Но тут звонки прекратились так же внезапно, как и начались.
Теперь она слышала только собственное судорожное дыхание. И назойливый свист в ушах, отражение того дьявольского звука. Она еще раз повернулась к телефону, удостовериться, что он в самом деле прекратил звонить. Да, действительно: аппарат снова молчал.
К счастью, ей на помощь пришел знакомый звук: она узнала позвякивание ключей, которые доктор Грин носил на карабине, прикрепленном к поясу. Вскоре дверь отворилась, и врач вошел в палату.
– Сэм, с тобой все хорошо?
– Телефон, – показала она. – Телефон звонил.
Он подошел к постели.
– Успокойся, это просто недоразумение. Кто-то ошибся номером.
Но она не слышала, что ей говорят.
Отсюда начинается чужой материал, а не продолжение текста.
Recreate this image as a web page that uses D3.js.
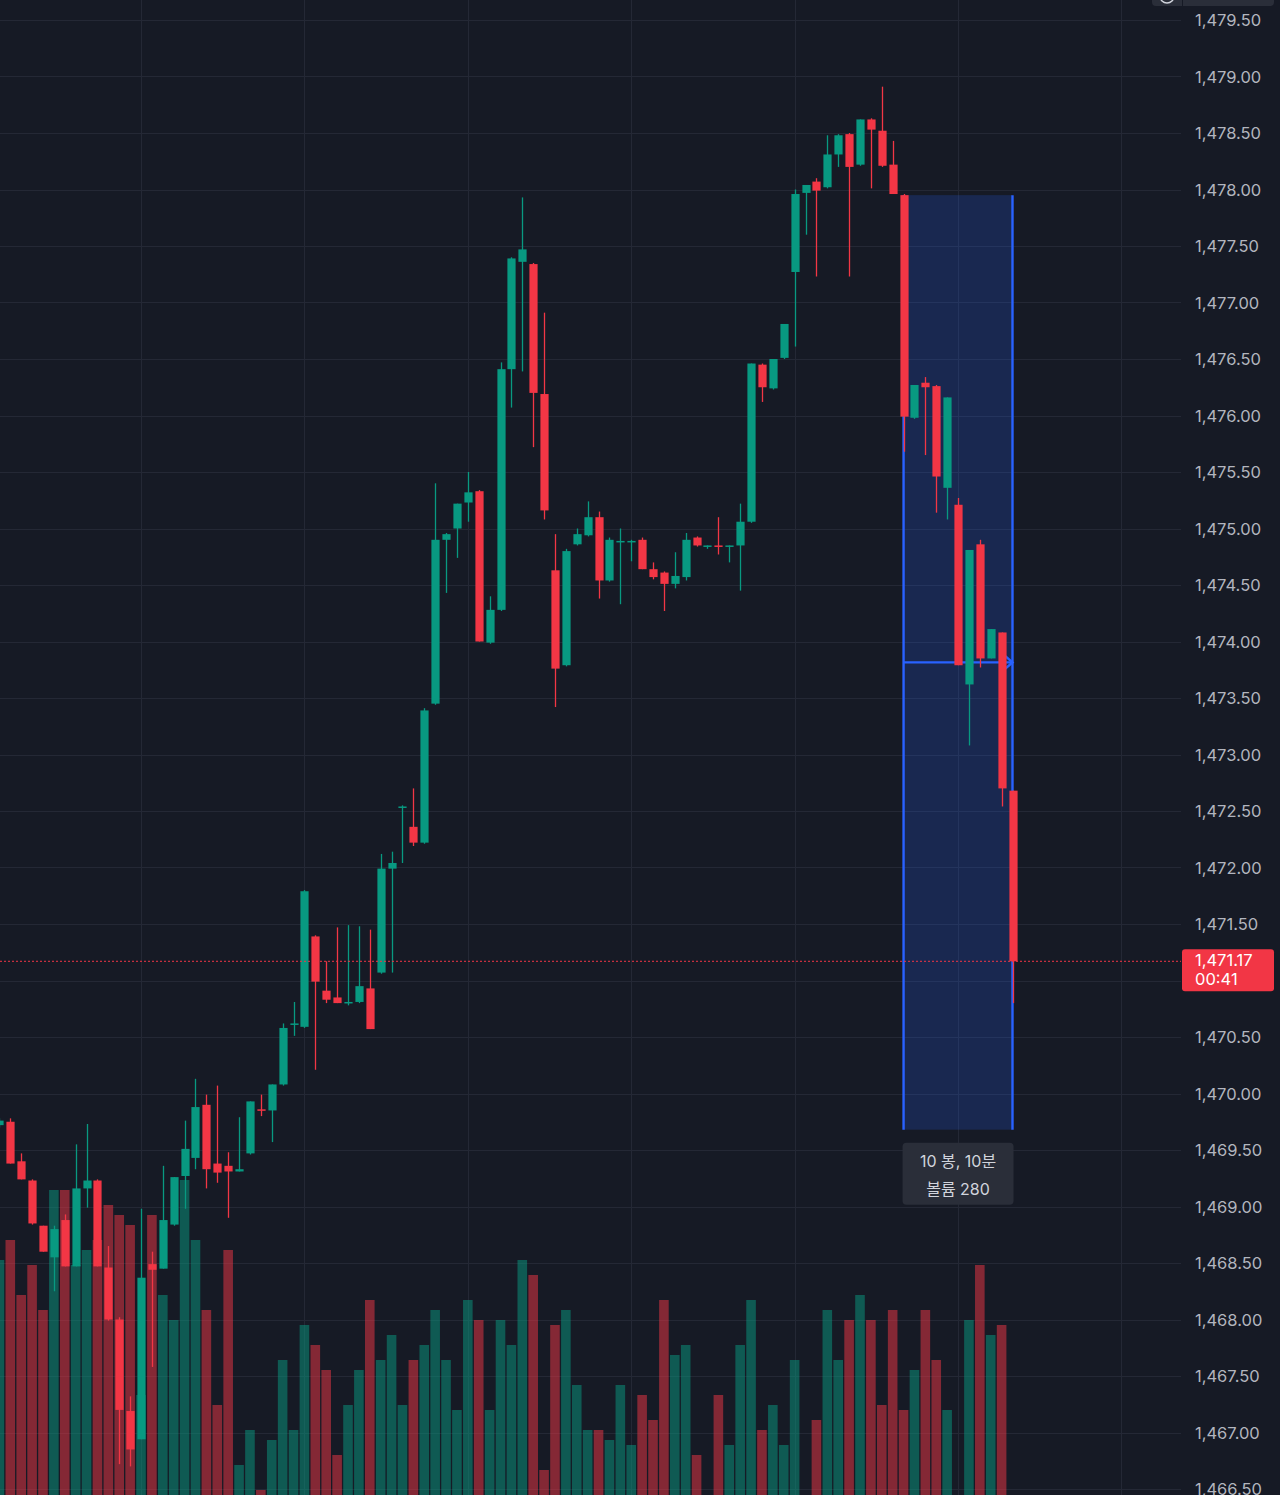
<!DOCTYPE html>
<html><head><meta charset="utf-8">
<script src="https://cdn.jsdelivr.net/npm/d3@7"></script>
<style>html,body{margin:0;padding:0;background:#161a25;overflow:hidden}</style>
</head><body><svg id="c" width="1280" height="1495"></svg>
<script>
// ---- data (chronological, oldest first) ----
const opens  = [1469.72,1469.75,1469.40,1469.23,1468.83,1468.55,1468.88,1468.47,1469.16,1469.23,1468.46,1468.00,1467.19,1466.94,1468.49,1468.45,1468.84,1469.27,1469.43,1469.90,1469.38,1469.36,1469.31,1469.47,1469.86,1469.85,1470.08,1470.61,1470.59,1471.39,1470.91,1470.85,1470.80,1470.81,1470.93,1471.07,1471.99,1472.53,1472.36,1472.22,1473.45,1474.90,1475.00,1475.23,1475.33,1473.99,1474.28,1476.41,1477.36,1477.34,1476.19,1474.63,1473.79,1474.86,1474.94,1475.10,1474.54,1474.88,1474.88,1474.90,1474.64,1474.61,1474.51,1474.57,1474.92,1474.84,1474.85,1474.84,1474.85,1475.06,1476.45,1476.24,1476.51,1477.27,1477.97,1478.07,1478.02,1478.31,1478.49,1478.22,1478.62,1478.52,1478.22,1477.95,1475.98,1476.29,1476.26,1475.36,1475.21,1473.62,1474.86,1473.85,1474.08,1472.68];
const highs  = [1469.78,1469.78,1469.47,1469.24,1468.83,1468.83,1468.93,1469.55,1469.73,1469.24,1468.65,1468.02,1467.32,1468.98,1468.60,1469.36,1469.26,1469.76,1470.13,1469.99,1470.07,1469.48,1469.79,1469.93,1469.99,1470.08,1470.62,1470.81,1471.80,1471.40,1471.17,1471.47,1471.49,1471.48,1471.45,1472.12,1472.14,1472.55,1472.70,1473.41,1475.40,1474.96,1475.22,1475.50,1475.34,1474.40,1476.47,1477.40,1477.93,1477.35,1476.91,1474.95,1474.82,1475.00,1475.24,1475.15,1474.92,1475.00,1474.90,1474.92,1474.70,1474.62,1474.79,1474.96,1474.93,1474.85,1475.10,1474.85,1475.22,1476.46,1476.46,1476.50,1476.81,1478.00,1478.04,1478.10,1478.48,1478.49,1478.50,1478.62,1478.63,1478.91,1478.43,1477.96,1476.27,1476.34,1476.27,1476.16,1475.27,1474.81,1474.90,1474.11,1474.08,1472.68];
const lows   = [1469.70,1469.38,1469.24,1468.84,1468.60,1468.25,1468.47,1468.47,1468.99,1468.47,1467.99,1466.72,1466.70,1466.94,1467.58,1468.45,1468.83,1468.98,1469.33,1469.16,1469.21,1468.90,1469.31,1469.46,1469.80,1469.57,1470.07,1470.51,1470.58,1470.21,1470.80,1470.80,1470.78,1470.80,1470.57,1471.06,1471.07,1472.04,1472.19,1472.21,1473.44,1474.43,1474.74,1475.06,1474.00,1473.98,1474.27,1476.07,1476.39,1475.72,1475.08,1473.42,1473.78,1474.85,1474.93,1474.38,1474.53,1474.33,1474.71,1474.64,1474.55,1474.27,1474.47,1474.54,1474.84,1474.82,1474.77,1474.70,1474.45,1475.05,1476.12,1476.23,1476.50,1476.61,1477.60,1477.23,1478.01,1478.20,1477.23,1478.21,1478.01,1478.20,1477.96,1475.68,1475.97,1475.65,1475.14,1475.08,1473.79,1473.08,1473.77,1473.85,1472.54,1470.80];
const closes = [1469.76,1469.38,1469.24,1468.85,1468.60,1468.80,1468.47,1469.16,1469.23,1468.47,1468.00,1467.20,1466.85,1468.37,1468.44,1468.88,1469.26,1469.51,1469.88,1469.33,1469.30,1469.31,1469.33,1469.93,1469.85,1470.08,1470.58,1470.62,1471.79,1470.99,1470.83,1470.80,1470.81,1470.95,1470.57,1471.99,1472.04,1472.54,1472.22,1473.39,1474.90,1474.95,1475.22,1475.32,1474.00,1474.28,1476.41,1477.39,1477.47,1476.20,1475.16,1473.76,1474.80,1474.95,1475.10,1474.54,1474.90,1474.89,1474.89,1474.64,1474.57,1474.51,1474.58,1474.90,1474.85,1474.85,1474.84,1474.85,1475.06,1476.46,1476.25,1476.50,1476.81,1477.96,1478.04,1477.99,1478.31,1478.48,1478.20,1478.62,1478.53,1478.21,1477.96,1475.99,1476.27,1476.25,1475.46,1476.16,1473.79,1474.81,1473.85,1474.11,1472.70,1471.17];
const volumes = [47,51,40,46,37,61,61,46,49,51,58,56,54,20,56,40,35,63,51,37,18,49,6,13,1,11,27,13,34,30,25,8,18,25,39,27,32,18,27,30,37,27,17,39,35,17,35,30,47,44,5,34,37,22,13,13,11,22,10,20,15,39,28,30,8,0,20,10,30,39,13,18,10,27,0,15,37,27,35,40,35,18,37,17,25,37,27,17,0,35,46,32,34,0];
const priceTicks = d3.range(1466.5, 1479.51, 0.5);
const lastPrice = 1471.17;
const countdown = "00:41";
const measureBars = [83, 93];            // first / last bar index of the range
const measurePrices = [1477.95, 1469.68]; // top / bottom of the range box
const measureLines = ["10 봉, 10분", "볼륨 280"];

// ---- layout ----
const W = 1280, H = 1495, plotRight = 1181;
const svg = d3.select("#c");
const FONT = "Inter, 'Noto Sans CJK KR', 'Noto Sans', sans-serif";
const UP = "#089981", DOWN = "#f23645", BLUE = "#2962ff";

const x = d3.scaleLinear().domain([1, 93]).range([10.3, 1012.5]);
const y = d3.scaleLinear().domain([1466.5, 1479.5]).range([1489, 20]);
const v = d3.scaleLinear().domain([0, 60]).range([1495, 1195]);

svg.append("rect").attr("width", W).attr("height", H).attr("fill", "#161a25");

// grid
const gridG = svg.append("g");
gridG.selectAll("line.h").data(priceTicks).join("line")
  .attr("x1", 0).attr("x2", plotRight)
  .attr("y1", d => Math.round(y(d)) + 0.5).attr("y2", d => Math.round(y(d)) + 0.5)
  .attr("stroke", "#242835").attr("stroke-width", 1);
const vGridIdx = d3.range(-7, 110).filter(i => (i - 88) % 15 === 0);
gridG.selectAll("line.v").data(vGridIdx).join("line")
  .attr("x1", d => Math.round(x(d)) + 0.5).attr("x2", d => Math.round(x(d)) + 0.5)
  .attr("y1", 0).attr("y2", H)
  .attr("stroke", "#242835").attr("stroke-width", 1);

const bars = opens.map((o, i) => ({i, o, h: highs[i], l: lows[i], c: closes[i], vol: volumes[i]}));

// measure box (drawn beneath the candles)
const mx0 = x(measureBars[0]), mx1 = x(measureBars[1]);
const my0 = y(measurePrices[0]), my1 = y(measurePrices[1]);
svg.append("rect").attr("x", mx0).attr("y", my0).attr("width", mx1 - mx0).attr("height", my1 - my0)
  .attr("fill", BLUE).attr("fill-opacity", 0.2);
const mg = svg.append("g").attr("stroke", BLUE).attr("stroke-width", 2.4).attr("fill", "none");
mg.append("line").attr("x1", mx0).attr("x2", mx0).attr("y1", my0).attr("y2", my1);
mg.append("line").attr("x1", mx1).attr("x2", mx1).attr("y1", my0).attr("y2", my1);
const midY = (my0 + my1) / 2;
mg.append("line").attr("x1", mx0).attr("x2", mx1).attr("y1", midY).attr("y2", midY);
mg.append("path").attr("d", `M${mx1 - 8},${midY - 7} L${mx1},${midY} L${mx1 - 8},${midY + 7}`);

// volume
svg.append("g").selectAll("rect").data(bars.filter(d => d.vol > 0)).join("rect")
  .attr("x", d => x(d.i) - 4.8).attr("width", 9.6)
  .attr("y", d => v(d.vol)).attr("height", d => v(0) - v(d.vol))
  .attr("fill", d => d.c >= d.o ? UP : DOWN).attr("fill-opacity", 0.5);

// candles
const cg = svg.append("g");
cg.selectAll("line").data(bars).join("line")
  .attr("x1", d => Math.round(x(d.i)) + 0.5).attr("x2", d => Math.round(x(d.i)) + 0.5)
  .attr("y1", d => y(d.h)).attr("y2", d => y(d.l))
  .attr("stroke", d => d.c >= d.o ? UP : DOWN).attr("stroke-width", 1.3);
cg.selectAll("rect").data(bars).join("rect")
  .attr("x", d => Math.round(x(d.i)) + 0.5 - 4.1).attr("width", 8.2)
  .attr("y", d => y(Math.max(d.o, d.c)))
  .attr("height", d => Math.max(1.5, Math.abs(y(d.o) - y(d.c))))
  .attr("fill", d => d.c >= d.o ? UP : DOWN);

// current price line
svg.append("line").attr("x1", 0).attr("x2", plotRight)
  .attr("y1", y(lastPrice)).attr("y2", y(lastPrice))
  .attr("stroke", DOWN).attr("stroke-width", 1).attr("stroke-dasharray", "2,2");

// measure tooltip
const tipW = 111, tipH = 62, tipX = (mx0 + mx1) / 2 - tipW / 2, tipY = my1 + 13;
svg.append("rect").attr("x", tipX).attr("y", tipY).attr("width", tipW).attr("height", tipH)
  .attr("rx", 4).attr("fill", "#2a2e39");
svg.append("g").selectAll("text").data(measureLines).join("text")
  .attr("x", tipX + tipW / 2).attr("y", (d, k) => tipY + 18 + k * 28)
  .attr("text-anchor", "middle").attr("dominant-baseline", "central")
  .attr("font-family", FONT).attr("font-size", 16).attr("fill", "#d1d4dc").text(d => d);

// price axis labels (those hidden by the last-price label are skipped)
const fmt = d3.format(",.2f");
const ly = y(lastPrice);
const visibleTicks = priceTicks.filter(d => y(d) < ly - 22 || y(d) > ly + 40);
svg.append("g").selectAll("text").data(visibleTicks).join("text")
  .attr("x", 1195).attr("y", d => y(d))
  .attr("dominant-baseline", "central")
  .attr("font-family", FONT).attr("font-size", 16.5).attr("fill", "#b2b5be")
  .text(d => fmt(d));

// current price label
svg.append("rect").attr("x", 1182).attr("y", ly - 12).attr("width", 92).attr("height", 42)
  .attr("rx", 3).attr("fill", DOWN);
svg.append("text").attr("x", 1195).attr("y", ly - 1).attr("dominant-baseline", "central")
  .attr("font-family", FONT).attr("font-size", 16.5).attr("fill", "#ffffff").text(fmt(lastPrice));
svg.append("text").attr("x", 1195).attr("y", ly + 18).attr("dominant-baseline", "central")
  .attr("font-family", FONT).attr("font-size", 16.5).attr("fill", "#ffffff").text(countdown);

// top-right control (partially visible)
svg.append("rect").attr("x", 1152).attr("y", -20).attr("width", 122).attr("height", 26)
  .attr("rx", 4).attr("fill", "#2a2e39");
svg.append("line").attr("x1", 1182.5).attr("x2", 1182.5).attr("y1", -20).attr("y2", 6)
  .attr("stroke", "#161a25").attr("stroke-width", 1);
svg.append("circle").attr("cx", 1167).attr("cy", -4).attr("r", 7)
  .attr("fill", "none").attr("stroke", "#d1d4dc").attr("stroke-width", 1.5);
</script></body></html>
Даже не слушала. В ее уме обретала форму некая туманная мысль. Звонки телефона пробили дорогу в памяти, и нечто вроде смутного воспоминания выходило наружу. Память о звуке.
Простите… Простите…
То был ее голос, то были те же слова, какие она только что произнесла, пытаясь привлечь внимание дежурного полицейского. Но теперь слова звучали у нее в уме, ведь она сама произнесла их в другое время, в другом месте…
Она идет по лабиринту. В конце длинного серого коридора – железная дверь. Дверь заперта. Всегда была заперта – она это помнит совершенно точно. Но теперь за дверью слышится звук.
Будто кто-то скребет по железу.
Звук негромкий: то ли мышка прогрызает нору, то ли жучок точит дерево. Но в тишине лабиринта малейший шорох кажется грохотом. И она расслышала шум из своей комнаты. И явилась, чтобы выяснить, откуда он.